*Written exercise*.
The records below hold pictures; please leave those out and retype the rest exactly.

Records:
+++

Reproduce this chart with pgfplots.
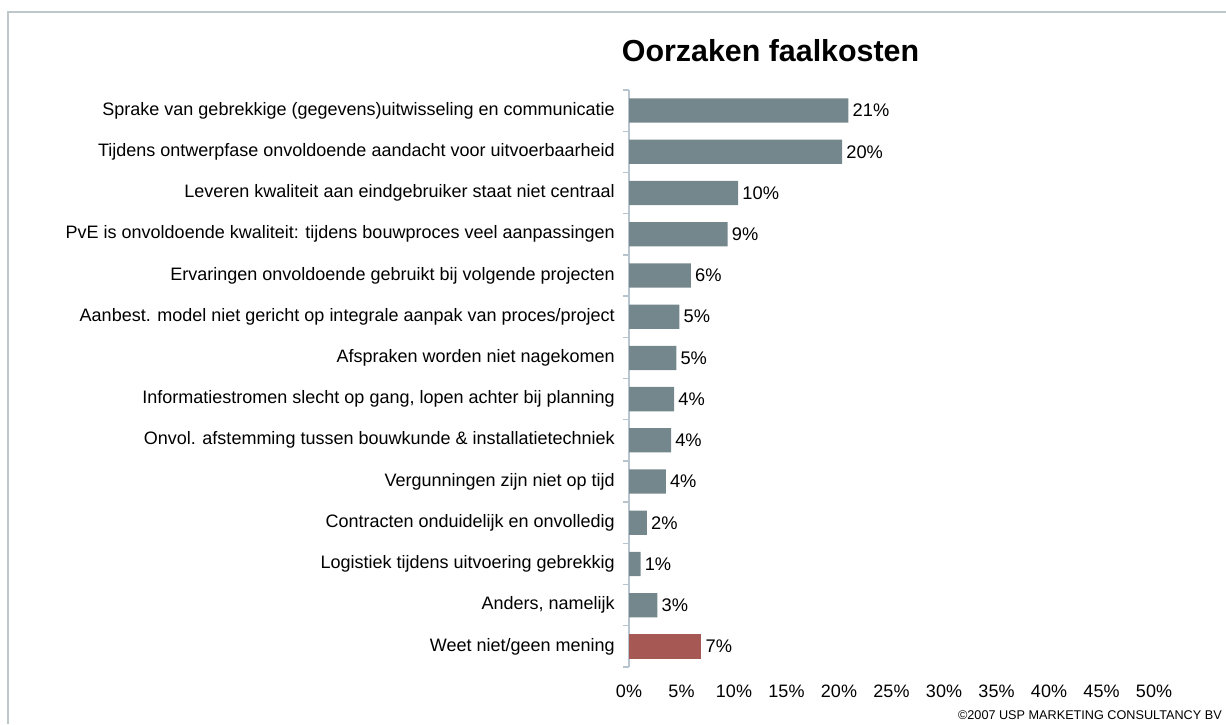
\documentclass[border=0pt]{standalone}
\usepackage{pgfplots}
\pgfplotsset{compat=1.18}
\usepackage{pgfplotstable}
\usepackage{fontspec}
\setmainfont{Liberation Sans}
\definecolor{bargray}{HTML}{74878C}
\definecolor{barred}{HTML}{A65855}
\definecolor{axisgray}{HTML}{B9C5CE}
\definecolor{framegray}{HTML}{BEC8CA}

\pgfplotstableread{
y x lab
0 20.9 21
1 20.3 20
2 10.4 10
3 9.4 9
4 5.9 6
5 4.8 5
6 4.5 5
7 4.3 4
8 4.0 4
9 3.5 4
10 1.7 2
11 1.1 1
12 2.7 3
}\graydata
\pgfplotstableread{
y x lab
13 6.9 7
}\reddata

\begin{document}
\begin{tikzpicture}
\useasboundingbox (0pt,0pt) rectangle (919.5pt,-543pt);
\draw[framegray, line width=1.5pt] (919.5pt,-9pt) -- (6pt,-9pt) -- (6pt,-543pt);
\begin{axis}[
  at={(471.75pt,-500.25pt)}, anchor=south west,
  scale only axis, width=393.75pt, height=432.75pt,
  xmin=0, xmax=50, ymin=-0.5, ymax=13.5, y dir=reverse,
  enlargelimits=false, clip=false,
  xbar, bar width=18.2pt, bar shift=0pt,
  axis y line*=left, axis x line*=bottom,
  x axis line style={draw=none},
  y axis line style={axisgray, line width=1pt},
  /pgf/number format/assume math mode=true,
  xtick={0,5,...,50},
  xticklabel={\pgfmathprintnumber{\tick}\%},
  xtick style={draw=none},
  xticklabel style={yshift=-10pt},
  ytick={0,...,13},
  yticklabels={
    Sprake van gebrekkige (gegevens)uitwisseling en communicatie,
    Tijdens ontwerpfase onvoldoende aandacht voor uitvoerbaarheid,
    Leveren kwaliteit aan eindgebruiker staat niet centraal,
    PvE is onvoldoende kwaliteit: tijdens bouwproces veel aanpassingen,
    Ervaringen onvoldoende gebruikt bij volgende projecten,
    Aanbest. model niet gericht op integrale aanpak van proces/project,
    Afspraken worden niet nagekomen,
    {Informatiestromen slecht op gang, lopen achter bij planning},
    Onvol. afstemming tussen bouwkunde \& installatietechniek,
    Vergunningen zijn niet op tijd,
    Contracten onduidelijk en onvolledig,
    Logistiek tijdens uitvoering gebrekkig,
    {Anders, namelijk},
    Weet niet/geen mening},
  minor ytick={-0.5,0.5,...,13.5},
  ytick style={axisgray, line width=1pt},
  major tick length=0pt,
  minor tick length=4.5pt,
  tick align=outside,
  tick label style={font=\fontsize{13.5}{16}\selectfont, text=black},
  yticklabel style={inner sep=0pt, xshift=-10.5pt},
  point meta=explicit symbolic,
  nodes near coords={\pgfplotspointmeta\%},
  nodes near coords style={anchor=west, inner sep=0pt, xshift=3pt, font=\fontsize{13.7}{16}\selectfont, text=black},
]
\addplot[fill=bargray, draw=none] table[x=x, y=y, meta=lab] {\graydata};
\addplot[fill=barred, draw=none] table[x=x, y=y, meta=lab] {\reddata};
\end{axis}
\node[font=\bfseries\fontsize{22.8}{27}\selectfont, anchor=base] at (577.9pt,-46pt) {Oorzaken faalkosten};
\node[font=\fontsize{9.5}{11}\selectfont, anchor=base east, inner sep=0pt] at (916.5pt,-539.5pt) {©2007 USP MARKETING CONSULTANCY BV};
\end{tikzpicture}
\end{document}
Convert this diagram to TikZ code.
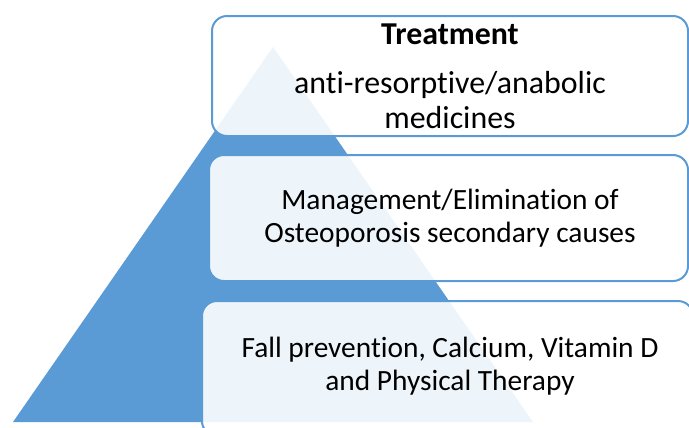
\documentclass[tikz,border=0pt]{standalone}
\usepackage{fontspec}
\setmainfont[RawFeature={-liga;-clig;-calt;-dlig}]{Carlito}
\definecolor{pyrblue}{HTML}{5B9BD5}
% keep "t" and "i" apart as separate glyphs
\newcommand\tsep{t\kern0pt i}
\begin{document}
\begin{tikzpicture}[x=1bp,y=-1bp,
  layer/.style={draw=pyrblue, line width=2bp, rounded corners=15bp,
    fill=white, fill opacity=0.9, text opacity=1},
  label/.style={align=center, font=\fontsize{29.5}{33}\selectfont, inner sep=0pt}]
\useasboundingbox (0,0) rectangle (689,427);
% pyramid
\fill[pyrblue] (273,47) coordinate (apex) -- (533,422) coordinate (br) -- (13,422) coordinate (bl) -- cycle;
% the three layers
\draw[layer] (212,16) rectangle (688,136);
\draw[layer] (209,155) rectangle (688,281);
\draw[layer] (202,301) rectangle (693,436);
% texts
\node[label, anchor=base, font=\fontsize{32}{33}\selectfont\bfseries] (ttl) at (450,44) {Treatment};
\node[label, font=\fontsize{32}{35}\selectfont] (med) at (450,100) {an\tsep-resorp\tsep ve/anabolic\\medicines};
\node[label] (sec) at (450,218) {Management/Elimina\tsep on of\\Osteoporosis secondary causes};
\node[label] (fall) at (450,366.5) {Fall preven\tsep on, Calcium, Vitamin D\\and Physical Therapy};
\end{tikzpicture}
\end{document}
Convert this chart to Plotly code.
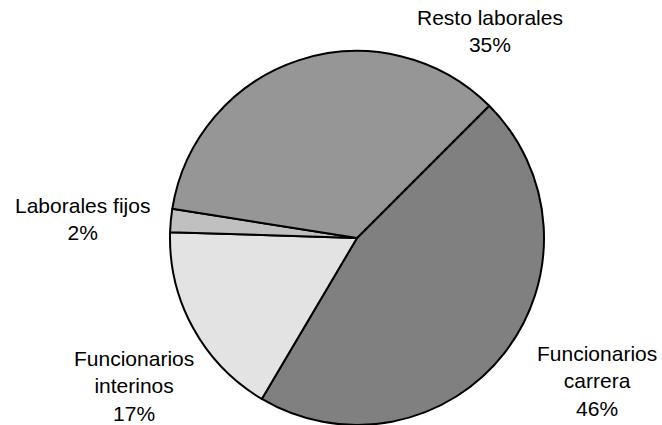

+++

*Complete output*.
Reproduce this chart with pgfplots.
\documentclass[border=0pt]{standalone}
\usepackage{pgfplots}
\pgfplotsset{compat=1.18}
\usepackage{pgfplotstable}
\usepackage{fontspec}
\setmainfont{Liberation Sans}
\definecolor{bargray}{HTML}{74878C}
\definecolor{barred}{HTML}{A65855}
\definecolor{axisgray}{HTML}{B9C5CE}
\definecolor{framegray}{HTML}{BEC8CA}

\pgfplotstableread{
y x lab
0 20.9 21
1 20.3 20
2 10.4 10
3 9.4 9
4 5.9 6
5 4.8 5
6 4.5 5
7 4.3 4
8 4.0 4
9 3.5 4
10 1.7 2
11 1.1 1
12 2.7 3
}\graydata
\pgfplotstableread{
y x lab
13 6.9 7
}\reddata

\begin{document}
\begin{tikzpicture}
\useasboundingbox (0pt,0pt) rectangle (919.5pt,-543pt);
\draw[framegray, line width=1.5pt] (919.5pt,-9pt) -- (6pt,-9pt) -- (6pt,-543pt);
\begin{axis}[
  at={(471.75pt,-500.25pt)}, anchor=south west,
  scale only axis, width=393.75pt, height=432.75pt,
  xmin=0, xmax=50, ymin=-0.5, ymax=13.5, y dir=reverse,
  enlargelimits=false, clip=false,
  xbar, bar width=18.2pt, bar shift=0pt,
  axis y line*=left, axis x line*=bottom,
  x axis line style={draw=none},
  y axis line style={axisgray, line width=1pt},
  /pgf/number format/assume math mode=true,
  xtick={0,5,...,50},
  xticklabel={\pgfmathprintnumber{\tick}\%},
  xtick style={draw=none},
  xticklabel style={yshift=-10pt},
  ytick={0,...,13},
  yticklabels={
    Sprake van gebrekkige (gegevens)uitwisseling en communicatie,
    Tijdens ontwerpfase onvoldoende aandacht voor uitvoerbaarheid,
    Leveren kwaliteit aan eindgebruiker staat niet centraal,
    PvE is onvoldoende kwaliteit: tijdens bouwproces veel aanpassingen,
    Ervaringen onvoldoende gebruikt bij volgende projecten,
    Aanbest. model niet gericht op integrale aanpak van proces/project,
    Afspraken worden niet nagekomen,
    {Informatiestromen slecht op gang, lopen achter bij planning},
    Onvol. afstemming tussen bouwkunde \& installatietechniek,
    Vergunningen zijn niet op tijd,
    Contracten onduidelijk en onvolledig,
    Logistiek tijdens uitvoering gebrekkig,
    {Anders, namelijk},
    Weet niet/geen mening},
  minor ytick={-0.5,0.5,...,13.5},
  ytick style={axisgray, line width=1pt},
  major tick length=0pt,
  minor tick length=4.5pt,
  tick align=outside,
  tick label style={font=\fontsize{13.5}{16}\selectfont, text=black},
  yticklabel style={inner sep=0pt, xshift=-10.5pt},
  point meta=explicit symbolic,
  nodes near coords={\pgfplotspointmeta\%},
  nodes near coords style={anchor=west, inner sep=0pt, xshift=3pt, font=\fontsize{13.7}{16}\selectfont, text=black},
]
\addplot[fill=bargray, draw=none] table[x=x, y=y, meta=lab] {\graydata};
\addplot[fill=barred, draw=none] table[x=x, y=y, meta=lab] {\reddata};
\end{axis}
\node[font=\bfseries\fontsize{22.8}{27}\selectfont, anchor=base] at (577.9pt,-46pt) {Oorzaken faalkosten};
\node[font=\fontsize{9.5}{11}\selectfont, anchor=base east, inner sep=0pt] at (916.5pt,-539.5pt) {©2007 USP MARKETING CONSULTANCY BV};
\end{tikzpicture}
\end{document}
Convert this diagram to TikZ code.
\documentclass[tikz,border=0pt]{standalone}
\usepackage{fontspec}
\setmainfont[RawFeature={-liga;-clig;-calt;-dlig}]{Carlito}
\definecolor{pyrblue}{HTML}{5B9BD5}
% keep "t" and "i" apart as separate glyphs
\newcommand\tsep{t\kern0pt i}
\begin{document}
\begin{tikzpicture}[x=1bp,y=-1bp,
  layer/.style={draw=pyrblue, line width=2bp, rounded corners=15bp,
    fill=white, fill opacity=0.9, text opacity=1},
  label/.style={align=center, font=\fontsize{29.5}{33}\selectfont, inner sep=0pt}]
\useasboundingbox (0,0) rectangle (689,427);
% pyramid
\fill[pyrblue] (273,47) coordinate (apex) -- (533,422) coordinate (br) -- (13,422) coordinate (bl) -- cycle;
% the three layers
\draw[layer] (212,16) rectangle (688,136);
\draw[layer] (209,155) rectangle (688,281);
\draw[layer] (202,301) rectangle (693,436);
% texts
\node[label, anchor=base, font=\fontsize{32}{33}\selectfont\bfseries] (ttl) at (450,44) {Treatment};
\node[label, font=\fontsize{32}{35}\selectfont] (med) at (450,100) {an\tsep-resorp\tsep ve/anabolic\\medicines};
\node[label] (sec) at (450,218) {Management/Elimina\tsep on of\\Osteoporosis secondary causes};
\node[label] (fall) at (450,366.5) {Fall preven\tsep on, Calcium, Vitamin D\\and Physical Therapy};
\end{tikzpicture}
\end{document}
Convert this chart to Plotly code.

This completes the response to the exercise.